TEACHERS who encourage their pupils to take a limited number of Highers may be doing them a disservice, according to an analysis undertaken by the HMI audit unit.

Its report, Success at Higher Grade, shows remarkable consistency in the performance of the best Standard grade pupils in 1997 who went on to take five Highers. On average, they achieved more awards and they were of better quality than pupils who sat only four.

The number-crunchers looked at the pupils in different ways, dividing them into three groups based on those with the best Credit and General Standard grade results, looking at the quality of the Higher passes, and sifting the number who gained the top A and B Higher awards.

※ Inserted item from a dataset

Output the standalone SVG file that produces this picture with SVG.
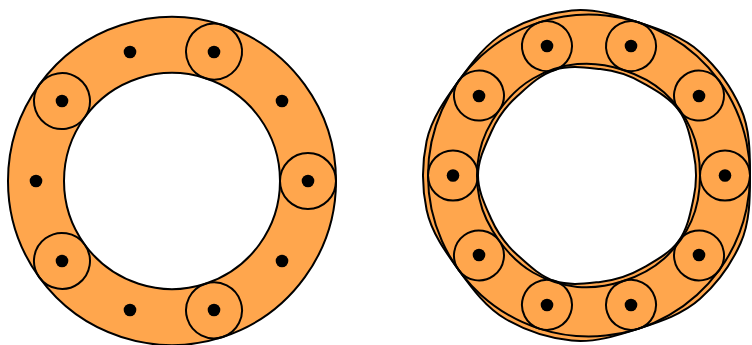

The message was the same: pupils taking five Highers do better on average, however they are measured.

But the inspectorate is at pains to stress that it is not insisting all pupils should sit five Highers.

Frank Crawford, head of the unit, has written to directors of education saying that course choice in the fifth year should be based on the circumstances of individual pupils, their career and academic objectives and their Standard grade performance.

Mr Crawford’s letter added, however, that the findings demonstrated it would be “inappropriate to include in course-choice advice a blanket statement that concentrating on a smaller number of Higher grades is likely to improve prospects of overall success.”

The research follows ground-breaking work on Higher grade performance by Philip Austin of Banchory Academy, revealed in the TESS earlier this year, which won him a national award for the best research by a teacher.

The inspectorate was also anxious to counter criticism that the five-plus Higher target for schools is unachievable in many cases. Only 6.2 per cent of pupils emerge with five or more Highers and this is supposed to rise to 7.7 per cent by 2001.

Colin MacLean, the depute senior chief inspector of schools, says the results of the HMI study show that “concern over a five-plus Higher target is not well-founded.”

He added: “What the findings show is that there is no evidence that pupils do better if they take only four Highers, and there is no evidence of disadvantage if they attempt five.” But it was a statistical exercise which simply raised questions that schools should consider and investigate.

Mr MacLean said reasons for these differences in Higher performance were purely speculative without further research. It may be that pupils taking five Highers are more highly motivated, or that schools with “a culture of achievement” encourage pupils to “aim higher”.